Omit all images. Transcribe the rest of the material below exactly.

DATA SEGMENT:

* begin *

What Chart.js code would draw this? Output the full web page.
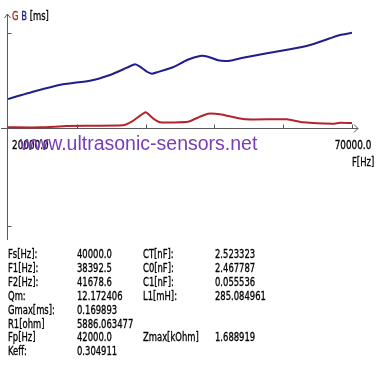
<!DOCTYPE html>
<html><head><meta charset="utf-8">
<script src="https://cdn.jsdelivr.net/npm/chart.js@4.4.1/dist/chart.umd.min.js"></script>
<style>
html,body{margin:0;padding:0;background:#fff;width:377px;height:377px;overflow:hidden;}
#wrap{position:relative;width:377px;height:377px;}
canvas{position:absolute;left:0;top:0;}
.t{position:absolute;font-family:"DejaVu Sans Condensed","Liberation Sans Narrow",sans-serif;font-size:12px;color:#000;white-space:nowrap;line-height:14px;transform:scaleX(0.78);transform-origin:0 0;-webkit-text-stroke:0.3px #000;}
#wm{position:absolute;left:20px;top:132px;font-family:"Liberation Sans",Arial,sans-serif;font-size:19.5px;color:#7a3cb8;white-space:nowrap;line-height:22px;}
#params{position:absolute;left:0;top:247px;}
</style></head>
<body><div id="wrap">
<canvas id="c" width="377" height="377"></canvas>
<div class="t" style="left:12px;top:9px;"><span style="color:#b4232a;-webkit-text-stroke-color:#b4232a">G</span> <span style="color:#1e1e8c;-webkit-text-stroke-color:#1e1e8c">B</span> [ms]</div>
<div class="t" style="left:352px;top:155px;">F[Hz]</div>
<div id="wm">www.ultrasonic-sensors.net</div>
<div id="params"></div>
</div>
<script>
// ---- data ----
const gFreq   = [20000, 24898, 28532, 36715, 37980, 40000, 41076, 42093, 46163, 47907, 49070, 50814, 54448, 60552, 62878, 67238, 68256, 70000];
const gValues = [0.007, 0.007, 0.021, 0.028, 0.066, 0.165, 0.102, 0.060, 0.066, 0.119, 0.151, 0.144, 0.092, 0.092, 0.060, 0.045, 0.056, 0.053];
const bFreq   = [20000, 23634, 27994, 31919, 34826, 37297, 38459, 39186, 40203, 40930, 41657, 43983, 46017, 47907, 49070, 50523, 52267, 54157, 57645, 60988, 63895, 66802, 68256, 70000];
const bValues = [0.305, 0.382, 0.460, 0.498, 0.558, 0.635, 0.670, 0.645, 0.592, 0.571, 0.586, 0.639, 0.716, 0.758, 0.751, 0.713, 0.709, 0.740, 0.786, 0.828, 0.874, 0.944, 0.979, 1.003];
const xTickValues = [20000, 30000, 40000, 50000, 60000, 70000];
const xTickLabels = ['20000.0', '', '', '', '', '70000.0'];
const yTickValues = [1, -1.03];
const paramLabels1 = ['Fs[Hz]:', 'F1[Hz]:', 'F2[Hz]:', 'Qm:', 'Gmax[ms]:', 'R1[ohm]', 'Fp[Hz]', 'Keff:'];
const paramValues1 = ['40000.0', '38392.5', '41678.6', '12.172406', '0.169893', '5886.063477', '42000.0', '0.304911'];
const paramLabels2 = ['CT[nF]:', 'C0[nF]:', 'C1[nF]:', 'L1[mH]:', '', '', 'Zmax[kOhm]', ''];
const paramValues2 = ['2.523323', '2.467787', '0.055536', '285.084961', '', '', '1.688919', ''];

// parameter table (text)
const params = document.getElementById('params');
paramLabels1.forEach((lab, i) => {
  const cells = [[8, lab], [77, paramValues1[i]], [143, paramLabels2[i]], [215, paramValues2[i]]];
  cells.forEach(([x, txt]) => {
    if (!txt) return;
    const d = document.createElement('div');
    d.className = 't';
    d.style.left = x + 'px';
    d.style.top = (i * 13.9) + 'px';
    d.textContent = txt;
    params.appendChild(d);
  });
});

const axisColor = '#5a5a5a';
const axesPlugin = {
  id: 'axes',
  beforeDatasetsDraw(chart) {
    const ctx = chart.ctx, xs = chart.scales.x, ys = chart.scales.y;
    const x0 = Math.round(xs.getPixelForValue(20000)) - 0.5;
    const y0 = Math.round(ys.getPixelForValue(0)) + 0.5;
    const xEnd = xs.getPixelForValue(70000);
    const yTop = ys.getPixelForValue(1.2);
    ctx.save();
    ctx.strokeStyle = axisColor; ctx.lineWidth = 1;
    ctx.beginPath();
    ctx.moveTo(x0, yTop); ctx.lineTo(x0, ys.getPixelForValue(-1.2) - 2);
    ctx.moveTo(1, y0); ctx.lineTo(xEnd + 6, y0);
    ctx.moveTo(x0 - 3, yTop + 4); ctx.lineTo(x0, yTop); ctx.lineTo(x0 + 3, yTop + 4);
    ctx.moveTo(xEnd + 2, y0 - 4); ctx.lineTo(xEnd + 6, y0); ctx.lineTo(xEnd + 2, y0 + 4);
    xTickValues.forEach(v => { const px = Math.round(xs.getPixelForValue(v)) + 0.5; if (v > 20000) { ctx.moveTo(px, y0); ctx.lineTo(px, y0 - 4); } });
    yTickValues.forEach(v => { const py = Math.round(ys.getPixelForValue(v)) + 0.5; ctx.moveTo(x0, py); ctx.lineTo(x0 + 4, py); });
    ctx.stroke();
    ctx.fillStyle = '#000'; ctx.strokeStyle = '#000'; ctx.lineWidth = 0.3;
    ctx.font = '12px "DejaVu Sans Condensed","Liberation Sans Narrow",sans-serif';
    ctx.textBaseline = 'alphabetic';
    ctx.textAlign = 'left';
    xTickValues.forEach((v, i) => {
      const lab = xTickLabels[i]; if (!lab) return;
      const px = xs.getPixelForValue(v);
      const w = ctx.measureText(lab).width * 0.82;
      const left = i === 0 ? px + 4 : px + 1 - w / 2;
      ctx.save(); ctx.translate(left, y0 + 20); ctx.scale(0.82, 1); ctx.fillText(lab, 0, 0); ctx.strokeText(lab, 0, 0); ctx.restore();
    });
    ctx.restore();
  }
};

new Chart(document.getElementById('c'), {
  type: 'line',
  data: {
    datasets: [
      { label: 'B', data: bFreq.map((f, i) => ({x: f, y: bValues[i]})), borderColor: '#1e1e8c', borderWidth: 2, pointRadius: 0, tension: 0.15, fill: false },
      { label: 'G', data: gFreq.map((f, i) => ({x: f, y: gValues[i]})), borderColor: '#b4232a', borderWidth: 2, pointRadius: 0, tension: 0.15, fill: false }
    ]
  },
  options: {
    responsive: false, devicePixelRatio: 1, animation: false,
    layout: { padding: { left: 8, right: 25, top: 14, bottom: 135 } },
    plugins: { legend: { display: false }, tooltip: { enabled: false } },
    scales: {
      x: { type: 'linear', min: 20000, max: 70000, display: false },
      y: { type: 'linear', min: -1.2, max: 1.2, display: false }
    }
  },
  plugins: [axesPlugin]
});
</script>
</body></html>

* end *

THE RESPONSE:
What Chart.js code would draw this? Output the full web page.
<!DOCTYPE html>
<html><head><meta charset="utf-8">
<script src="https://cdn.jsdelivr.net/npm/chart.js@4.4.1/dist/chart.umd.min.js"></script>
<style>
html,body{margin:0;padding:0;background:#fff;width:377px;height:377px;overflow:hidden;}
#wrap{position:relative;width:377px;height:377px;}
canvas{position:absolute;left:0;top:0;}
.t{position:absolute;font-family:"DejaVu Sans Condensed","Liberation Sans Narrow",sans-serif;font-size:12px;color:#000;white-space:nowrap;line-height:14px;transform:scaleX(0.78);transform-origin:0 0;-webkit-text-stroke:0.3px #000;}
#wm{position:absolute;left:20px;top:132px;font-family:"Liberation Sans",Arial,sans-serif;font-size:19.5px;color:#7a3cb8;white-space:nowrap;line-height:22px;}
#params{position:absolute;left:0;top:247px;}
</style></head>
<body><div id="wrap">
<canvas id="c" width="377" height="377"></canvas>
<div class="t" style="left:12px;top:9px;"><span style="color:#b4232a;-webkit-text-stroke-color:#b4232a">G</span> <span style="color:#1e1e8c;-webkit-text-stroke-color:#1e1e8c">B</span> [ms]</div>
<div class="t" style="left:352px;top:155px;">F[Hz]</div>
<div id="wm">www.ultrasonic-sensors.net</div>
<div id="params"></div>
</div>
<script>
// ---- data ----
const gFreq   = [20000, 24898, 28532, 36715, 37980, 40000, 41076, 42093, 46163, 47907, 49070, 50814, 54448, 60552, 62878, 67238, 68256, 70000];
const gValues = [0.007, 0.007, 0.021, 0.028, 0.066, 0.165, 0.102, 0.060, 0.066, 0.119, 0.151, 0.144, 0.092, 0.092, 0.060, 0.045, 0.056, 0.053];
const bFreq   = [20000, 23634, 27994, 31919, 34826, 37297, 38459, 39186, 40203, 40930, 41657, 43983, 46017, 47907, 49070, 50523, 52267, 54157, 57645, 60988, 63895, 66802, 68256, 70000];
const bValues = [0.305, 0.382, 0.460, 0.498, 0.558, 0.635, 0.670, 0.645, 0.592, 0.571, 0.586, 0.639, 0.716, 0.758, 0.751, 0.713, 0.709, 0.740, 0.786, 0.828, 0.874, 0.944, 0.979, 1.003];
const xTickValues = [20000, 30000, 40000, 50000, 60000, 70000];
const xTickLabels = ['20000.0', '', '', '', '', '70000.0'];
const yTickValues = [1, -1.03];
const paramLabels1 = ['Fs[Hz]:', 'F1[Hz]:', 'F2[Hz]:', 'Qm:', 'Gmax[ms]:', 'R1[ohm]', 'Fp[Hz]', 'Keff:'];
const paramValues1 = ['40000.0', '38392.5', '41678.6', '12.172406', '0.169893', '5886.063477', '42000.0', '0.304911'];
const paramLabels2 = ['CT[nF]:', 'C0[nF]:', 'C1[nF]:', 'L1[mH]:', '', '', 'Zmax[kOhm]', ''];
const paramValues2 = ['2.523323', '2.467787', '0.055536', '285.084961', '', '', '1.688919', ''];

// parameter table (text)
const params = document.getElementById('params');
paramLabels1.forEach((lab, i) => {
  const cells = [[8, lab], [77, paramValues1[i]], [143, paramLabels2[i]], [215, paramValues2[i]]];
  cells.forEach(([x, txt]) => {
    if (!txt) return;
    const d = document.createElement('div');
    d.className = 't';
    d.style.left = x + 'px';
    d.style.top = (i * 13.9) + 'px';
    d.textContent = txt;
    params.appendChild(d);
  });
});

const axisColor = '#5a5a5a';
const axesPlugin = {
  id: 'axes',
  beforeDatasetsDraw(chart) {
    const ctx = chart.ctx, xs = chart.scales.x, ys = chart.scales.y;
    const x0 = Math.round(xs.getPixelForValue(20000)) - 0.5;
    const y0 = Math.round(ys.getPixelForValue(0)) + 0.5;
    const xEnd = xs.getPixelForValue(70000);
    const yTop = ys.getPixelForValue(1.2);
    ctx.save();
    ctx.strokeStyle = axisColor; ctx.lineWidth = 1;
    ctx.beginPath();
    ctx.moveTo(x0, yTop); ctx.lineTo(x0, ys.getPixelForValue(-1.2) - 2);
    ctx.moveTo(1, y0); ctx.lineTo(xEnd + 6, y0);
    ctx.moveTo(x0 - 3, yTop + 4); ctx.lineTo(x0, yTop); ctx.lineTo(x0 + 3, yTop + 4);
    ctx.moveTo(xEnd + 2, y0 - 4); ctx.lineTo(xEnd + 6, y0); ctx.lineTo(xEnd + 2, y0 + 4);
    xTickValues.forEach(v => { const px = Math.round(xs.getPixelForValue(v)) + 0.5; if (v > 20000) { ctx.moveTo(px, y0); ctx.lineTo(px, y0 - 4); } });
    yTickValues.forEach(v => { const py = Math.round(ys.getPixelForValue(v)) + 0.5; ctx.moveTo(x0, py); ctx.lineTo(x0 + 4, py); });
    ctx.stroke();
    ctx.fillStyle = '#000'; ctx.strokeStyle = '#000'; ctx.lineWidth = 0.3;
    ctx.font = '12px "DejaVu Sans Condensed","Liberation Sans Narrow",sans-serif';
    ctx.textBaseline = 'alphabetic';
    ctx.textAlign = 'left';
    xTickValues.forEach((v, i) => {
      const lab = xTickLabels[i]; if (!lab) return;
      const px = xs.getPixelForValue(v);
      const w = ctx.measureText(lab).width * 0.82;
      const left = i === 0 ? px + 4 : px + 1 - w / 2;
      ctx.save(); ctx.translate(left, y0 + 20); ctx.scale(0.82, 1); ctx.fillText(lab, 0, 0); ctx.strokeText(lab, 0, 0); ctx.restore();
    });
    ctx.restore();
  }
};

new Chart(document.getElementById('c'), {
  type: 'line',
  data: {
    datasets: [
      { label: 'B', data: bFreq.map((f, i) => ({x: f, y: bValues[i]})), borderColor: '#1e1e8c', borderWidth: 2, pointRadius: 0, tension: 0.15, fill: false },
      { label: 'G', data: gFreq.map((f, i) => ({x: f, y: gValues[i]})), borderColor: '#b4232a', borderWidth: 2, pointRadius: 0, tension: 0.15, fill: false }
    ]
  },
  options: {
    responsive: false, devicePixelRatio: 1, animation: false,
    layout: { padding: { left: 8, right: 25, top: 14, bottom: 135 } },
    plugins: { legend: { display: false }, tooltip: { enabled: false } },
    scales: {
      x: { type: 'linear', min: 20000, max: 70000, display: false },
      y: { type: 'linear', min: -1.2, max: 1.2, display: false }
    }
  },
  plugins: [axesPlugin]
});
</script>
</body></html>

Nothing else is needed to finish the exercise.